As seen from the 2 graphs above, student commuting pattern exhibits different characteristics on weekdays and weekends. Thus, we would split the student dataset into weekdays and weekends, and weekdays dataset is further split into peak hour and non-peak hour for a more holistic analysis.
Common Points of Interests
Weekday Peak Hours
Weekday Non-Peak Hours
Weekend
Adults
Peak Hours
Bar chart showing the number of commuters per day
From the graph, we can see that there has been generally a higher ridership on weekdays, except for Friday. In general, there are more than 100,000 commuters each day.

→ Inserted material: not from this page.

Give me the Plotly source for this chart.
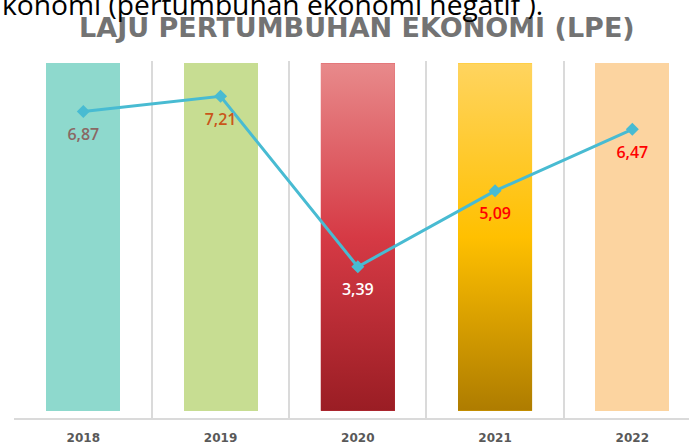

Line chart showing the number of commuters in 15-minute intervals per day
From the graph, we can see a similar trend of peak periods for monday to friday. These peak periods occur around at around 7am to 9am, and, 6pm to 8pm. An explanation for this would be that the majority of the working force go to, and back from work at these timings. As for the weekends, there are no peak periods.
Peak periods of each day:
Common Points of Interests
Weekday Peak Hours
Weekday Non-Peak Hours
Weekend
Elderly
Number of Commuters Per Day
Number of commuters per day
Peak Hours
Line chart of the journeys for each day
1-hour period heat map does not show any distinct peak period(s)
3-hours period heat map showing 9am-12pm with the highest intensity of number of journeys made
The period with the brightest red lies between 9am to 12pm throughout the entire week. A 3-hours period was used instead of 1-hour period because identifying of peak hours is not significant enough. However, despite having identified the peak hours and plotting the relevant charts, there are no differences in the commuting behaviour between weekdays and weekends.
Common Points of Interests
Findings
Based on the distribution, the most frequently travelled routes, at 97.5% quantile range, are routes with more than and equals to 4 counts where 4 people travelled the same route from the same origin to the same destination at the same time of boarding and alighting.
Anomaly
These are destination and origin points with the high number of journeys taking place in a single route. Both the destination and origin points of each routes reflects only on one bus service, 291, with only a few minutes of boarding time. An assumption for this could be commuters frequently board the wrong bus which is bus service 291.